## What is required
All lines in the records below from the line with "Convert this chart to matplotlib code." through the line with "ax2 = ax.twinx()" are to be given again exactly, both ends included; the pictures are to be left out.

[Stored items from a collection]
* * *

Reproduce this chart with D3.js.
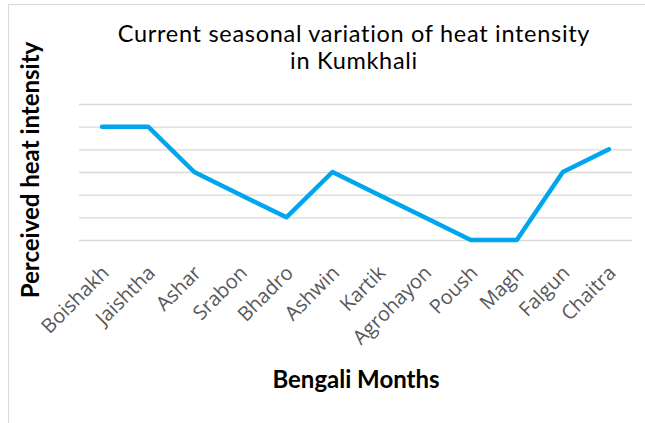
<!DOCTYPE html>
<html>
<head>
<meta charset="utf-8">
<script src="https://cdn.jsdelivr.net/npm/d3@7"></script>
<style>
  body { margin: 0; background: #fff; }
  svg { display: block; }
</style>
</head>
<body>
<svg id="chart"></svg>
<script>
// données
var months = ["Boishakh", "Jaishtha", "Ashar", "Srabon", "Bhadro", "Ashwin",
  "Kartik", "Agrohayon", "Poush", "Magh", "Falgun", "Chaitra"];
var intensity = [5, 5, 3, 2, 1, 3, 2, 1, 0, 0, 3, 4];
var gridTicks = [0, 1, 2, 3, 4, 5, 6];
var titleLines = ["Current seasonal variation of heat intensity", "in Kumkhali"];

var svg = d3.select("#chart").attr("width", 645).attr("height", 423);

// cadre du graphique
svg.append("rect")
  .attr("x", 8.5).attr("y", 4.5)
  .attr("width", 700).attr("height", 500)
  .attr("fill", "#fff")
  .attr("stroke", "#d9d9d9");

var margin = {top: 104, left: 79, right: 13, bottom: 183};
var width = 645 - margin.left - margin.right,
    height = 423 - margin.top - margin.bottom;
var g = svg.append("g").attr("transform", "translate(" + margin.left + "," + margin.top + ")");

var x = d3.scaleBand().domain(months).range([0, width]);
var y = d3.scaleLinear().domain([0, 6]).range([height, 0]);

// lignes de grille
g.append("g")
  .attr("class", "grid")
  .call(d3.axisLeft(y).tickValues(gridTicks).tickSize(-width).tickFormat(""))
  .call(function(a) {
    a.select(".domain").remove();
    a.selectAll("line").attr("stroke", "#d9d9d9").attr("stroke-width", 1.3);
  });

// axe x (sans trait)
g.append("g")
  .attr("transform", "translate(0," + height + ")")
  .call(d3.axisBottom(x).tickSize(0))
  .call(function(a) {
    a.select(".domain").remove();
    a.selectAll("text")
      .attr("fill", "#595959")
      .style("font", "20px 'Open Sans'")
      .attr("text-anchor", "end")
      .attr("dy", null)
      .attr("transform", "translate(6,32) rotate(-45)");
  });

// courbe
var line = d3.line()
  .x(function(d, i) { return x(months[i]) + x.bandwidth() / 2; })
  .y(function(d) { return y(d); });

g.append("path")
  .datum(intensity)
  .attr("fill", "none")
  .attr("stroke", "#00a6eb")
  .attr("stroke-width", 4.5)
  .attr("stroke-linecap", "round")
  .attr("stroke-linejoin", "round")
  .attr("d", line);

// titres
svg.append("g").selectAll("text")
  .data(titleLines)
  .enter().append("text")
  .attr("x", 354)
  .attr("y", function(d, i) { return 42 + i * 27; })
  .attr("text-anchor", "middle")
  .attr("fill", "#000")
  .style("font", "23.5px Lato")
  .style("letter-spacing", "0.7px")
  .text(function(d) { return d; });

svg.append("text")
  .attr("transform", "translate(39,170) rotate(-90)")
  .attr("text-anchor", "middle")
  .style("font", "bold 24px Lato")
  .text("Perceived heat intensity");

svg.append("text")
  .attr("x", 356).attr("y", 388)
  .attr("text-anchor", "middle")
  .style("font", "bold 24px Lato")
  .text("Bengali Months");
</script>
</body>
</html>
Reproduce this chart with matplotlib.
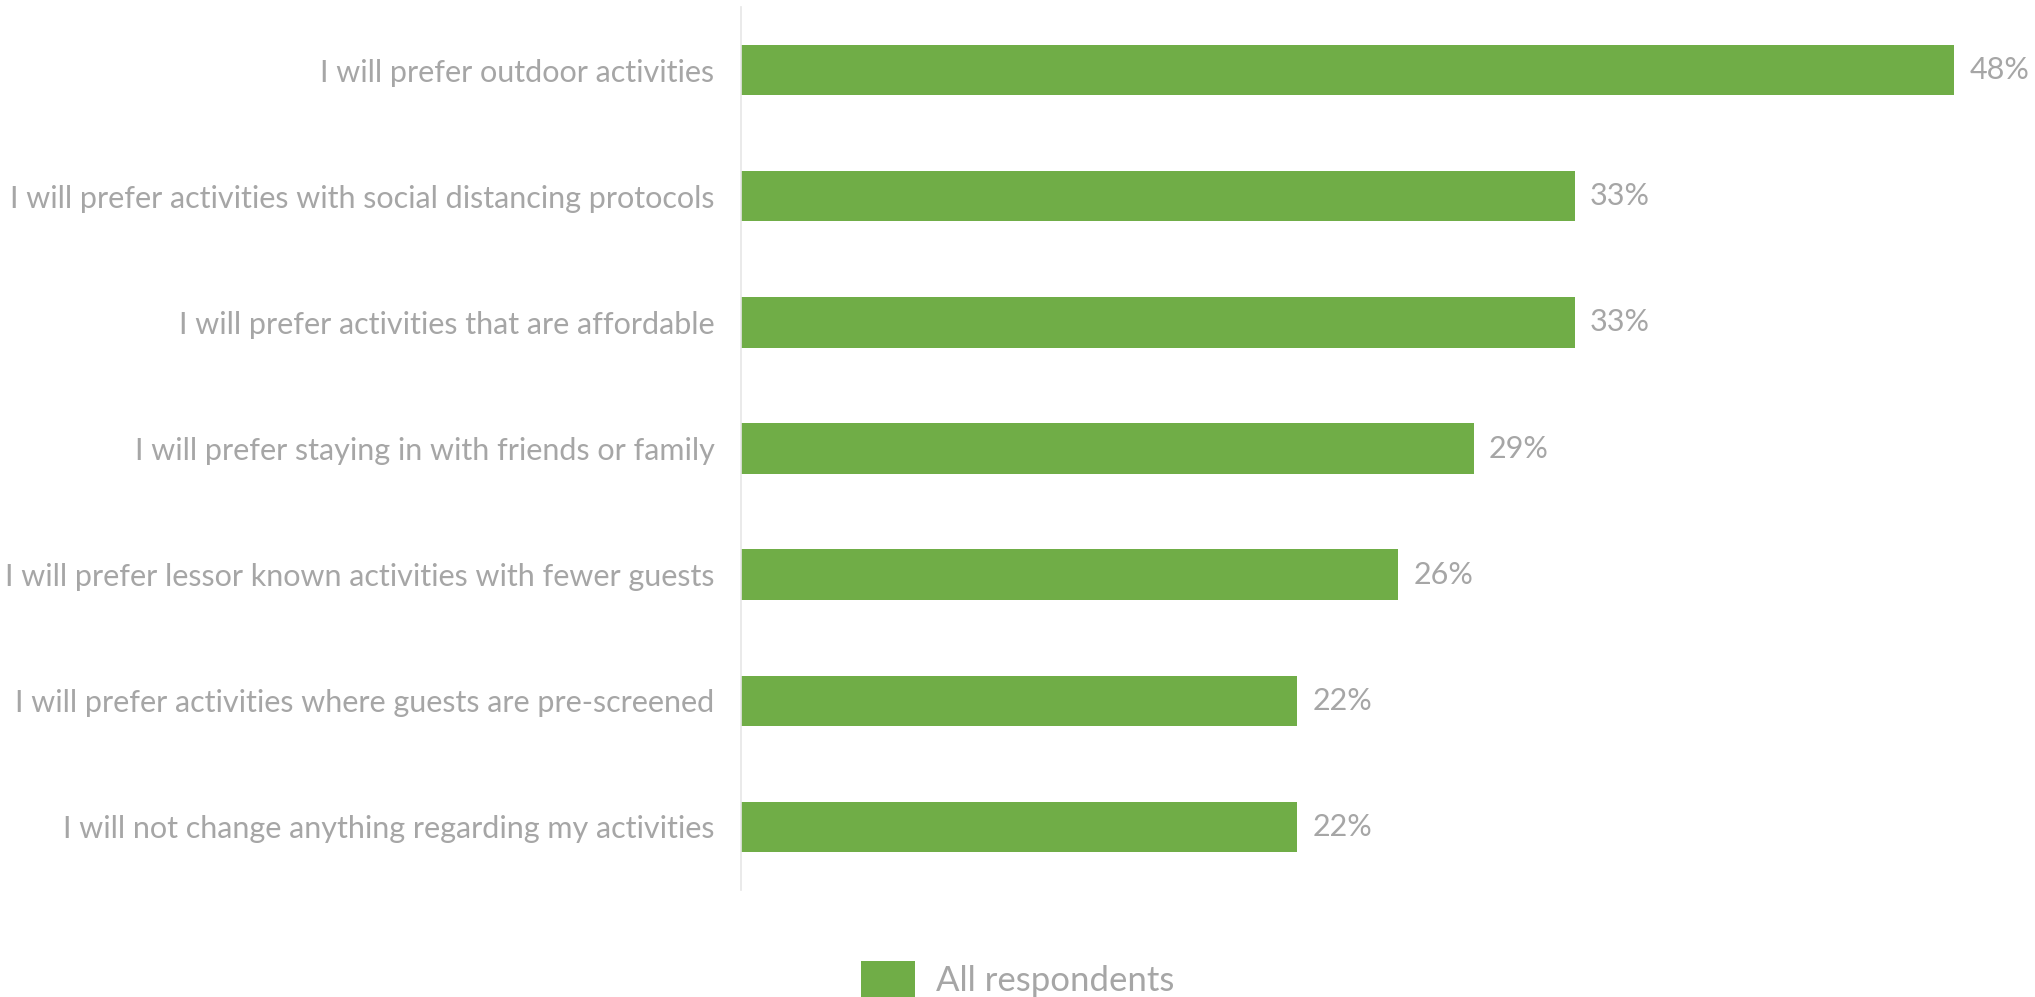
import matplotlib.pyplot as plt
from matplotlib.patches import Patch

categories = [
    'I will prefer outdoor activities',
    'I will prefer activities with social distancing protocols',
    'I will prefer activities that are affordable',
    'I will prefer staying in with friends or family',
    'I will prefer lessor known activities with fewer guests',
    'I will prefer activities where guests are pre-screened',
    'I will not change anything regarding my activities',
]
values = [48, 33, 33, 29, 26, 22, 22]
series_name = 'All respondents'

green = '#70AD47'
grey_text = '#A6A6A6'

plt.rcParams['font.family'] = ['Lato', 'DejaVu Sans']

fig = plt.figure(figsize=(20.35, 9.97), dpi=100)
ax = fig.add_axes([0.3641, 0.1073, 0.6359, 0.8857])

pos = list(range(len(categories)))
ax.barh(pos, values, height=0.4, color=green)

for y, v in zip(pos, values):
    ax.text(v + 0.6, y, f'{v}%', va='center', ha='left', fontsize=22, color=grey_text)

ax.set_ylim(len(categories) - 0.5, -0.5)
ax.set_xlim(0, 51.2)
ax.set_yticks(pos)
ax.set_yticklabels(categories, fontsize=22, color=grey_text)
ax.tick_params(axis='y', length=0, pad=19)
ax.set_xticks([])

for side in ['top', 'right', 'bottom']:
    ax.spines[side].set_visible(False)
ax.spines['left'].set_color('#E6E6E6')
ax.spines['left'].set_linewidth(1.2)

# legend hugs the bottom edge; the swatch runs off the page
handles = [Patch(facecolor=green, label=series_name)]
fig.legend(handles=handles, loc='lower left', bbox_to_anchor=(861 / 2035, -0.001),
           borderaxespad=0, borderpad=0, frameon=False, fontsize=25,
           labelcolor=grey_text, handlelength=1.55, handleheight=1.25,
           handletextpad=0.6)

fig.savefig('out.png', dpi=100)
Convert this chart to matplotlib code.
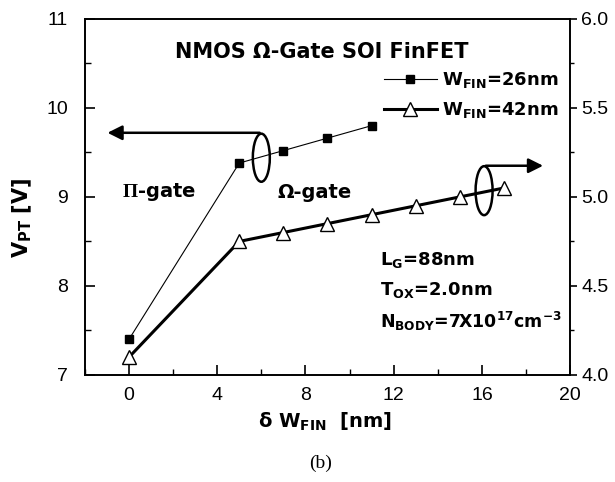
import matplotlib
matplotlib.use("Agg")
import matplotlib.pyplot as plt
from matplotlib.patches import Ellipse

plt.rcParams['font.family'] = ['Liberation Sans', 'DejaVu Sans']
plt.rcParams['mathtext.fontset'] = 'custom'
plt.rcParams['mathtext.rm'] = 'DejaVu Sans'
plt.rcParams['mathtext.bf'] = 'DejaVu Sans:bold'
plt.rcParams['mathtext.it'] = 'DejaVu Sans:italic'
plt.rcParams['mathtext.sf'] = 'Liberation Serif:bold'

BOLD = 'DejaVu Sans'

# data
x26 = [0, 5, 7, 9, 11]
v26 = [7.4, 9.38, 9.52, 9.66, 9.80]          # left axis, V_PT [V]
x42 = [0, 5, 7, 9, 11, 13, 15, 17]
v42 = [4.10, 4.75, 4.80, 4.85, 4.90, 4.95, 5.00, 5.05]  # right axis
xticks = [0, 4, 8, 12, 16, 20]
lyticks = [7, 8, 9, 10, 11]
ryticks = [4.0, 4.5, 5.0, 5.5, 6.0]

fig = plt.figure(figsize=(6.15, 4.82), dpi=100)
ax = fig.add_axes([0.138, 0.222, 0.789, 0.739])
ax2 = ax.twinx()

l1, = ax.plot(x26, v26, '-', color='black', lw=0.8, marker='s', ms=5.5,
              mfc='black', mec='black', label='W$_{\\mathbf{FIN}}$=26nm')
l2, = ax2.plot(x42, v42, '-', color='black', lw=2.2, marker='^', ms=10.5,
               mfc='white', mec='black', mew=1.0, label='W$_{\\mathbf{FIN}}$=42nm')

ax.set_xlim(-2, 20)
ax.set_ylim(7, 11)
ax2.set_ylim(4.0, 6.0)
ax.set_xticks(xticks)
ax.set_xticks(range(-2, 21, 2), minor=True)
ax.set_yticks(lyticks)
ax.set_yticks([7.5, 8.5, 9.5, 10.5], minor=True)
ax2.set_yticks(ryticks)
ax2.set_yticks([4.25, 4.75, 5.25, 5.75], minor=True)
ax2.set_yticklabels(['4.0', '4.5', '5.0', '5.5', '6.0'])

ax.tick_params(axis='both', which='major', direction='in', length=7, width=1.2, labelsize=14)
ax.tick_params(axis='y', which='major', pad=12)
ax.tick_params(axis='x', which='major', pad=9)
ax.tick_params(axis='both', which='minor', direction='in', length=4, width=1.0)
ax.tick_params(top=False, right=False, which='both')
ax2.tick_params(axis='y', which='major', direction='out', length=5, width=1.2, labelsize=14, pad=3)
ax2.tick_params(axis='y', which='minor', direction='out', length=3, width=1.0)
for a in (ax, ax2):
    for s in a.spines.values():
        s.set_linewidth(1.2)

ax.set_ylabel('V$_{\\mathbf{PT}}$ [V]', fontsize=15, fontweight='bold', family=BOLD)
ax.yaxis.set_label_coords(-0.105, 0.44)
ax.set_xlabel('\u03b4 W$_{\\mathbf{FIN}}$  [nm]', fontsize=14, fontweight='bold', family=BOLD)
ax.xaxis.set_label_coords(0.495, -0.1)

ax.text(8.75, 10.63, 'NMOS \u03a9-Gate SOI FinFET', fontsize=15, fontweight='bold',
        family=BOLD, ha='center', va='center')
ax.text(-0.32, 9.05, '$\\mathsf{\\Pi}$-gate', fontsize=14, fontweight='bold', family=BOLD,
        ha='left', va='center')
ax.text(6.75, 9.05, '\u03a9-gate', fontsize=14, fontweight='bold', family=BOLD,
        ha='left', va='center')

ax.text(11.38, 8.29, 'L$_{\\mathbf{G}}$=88nm', fontsize=13, fontweight='bold', family=BOLD,
        ha='left', va='center')
ax.text(11.38, 7.95, 'T$_{\\mathbf{OX}}$=2.0nm', fontsize=13, fontweight='bold', family=BOLD,
        ha='left', va='center')
ax.text(11.38, 7.60, 'N$_{\\mathbf{BODY}}$=7X10$^{\\mathbf{17}}$cm$^{\\mathbf{-3}}$', fontsize=12.5,
        fontweight='bold', family=BOLD, ha='left', va='center')

# ellipses and arrows
ax.add_patch(Ellipse((6.0, 9.44), 0.77, 0.54, fill=False, lw=1.8, ec='black', zorder=5))
ax.annotate('', xy=(-1.1, 9.72), xytext=(6.05, 9.72),
            arrowprops=dict(arrowstyle='-|>', color='black', lw=1.8, mutation_scale=22))
ax.add_patch(Ellipse((16.1, 9.07), 0.77, 0.55, fill=False, lw=1.8, ec='black', zorder=5))
ax.annotate('', xy=(18.9, 9.35), xytext=(16.05, 9.35),
            arrowprops=dict(arrowstyle='-|>', color='black', lw=1.8, mutation_scale=22))

leg = ax2.legend(handles=[l1, l2], loc='upper right', bbox_to_anchor=(0.935, 0.888),
                 bbox_transform=fig.transFigure, frameon=False,
                 handlelength=2.9, handletextpad=0.3, labelspacing=0.55,
                 prop={'weight': 'bold', 'size': 13, 'family': BOLD})

fig.text(0.522, 0.038, '(b)', fontsize=14, family='Liberation Serif', ha='center', va='center')

fig.savefig('out.png', dpi=100)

* * *

## Answer to the problem
Convert this chart to matplotlib code.
import matplotlib
matplotlib.use("Agg")
import matplotlib.pyplot as plt
from matplotlib.patches import Ellipse

plt.rcParams['font.family'] = ['Liberation Sans', 'DejaVu Sans']
plt.rcParams['mathtext.fontset'] = 'custom'
plt.rcParams['mathtext.rm'] = 'DejaVu Sans'
plt.rcParams['mathtext.bf'] = 'DejaVu Sans:bold'
plt.rcParams['mathtext.it'] = 'DejaVu Sans:italic'
plt.rcParams['mathtext.sf'] = 'Liberation Serif:bold'

BOLD = 'DejaVu Sans'

# data
x26 = [0, 5, 7, 9, 11]
v26 = [7.4, 9.38, 9.52, 9.66, 9.80]          # left axis, V_PT [V]
x42 = [0, 5, 7, 9, 11, 13, 15, 17]
v42 = [4.10, 4.75, 4.80, 4.85, 4.90, 4.95, 5.00, 5.05]  # right axis
xticks = [0, 4, 8, 12, 16, 20]
lyticks = [7, 8, 9, 10, 11]
ryticks = [4.0, 4.5, 5.0, 5.5, 6.0]

fig = plt.figure(figsize=(6.15, 4.82), dpi=100)
ax = fig.add_axes([0.138, 0.222, 0.789, 0.739])
ax2 = ax.twinx()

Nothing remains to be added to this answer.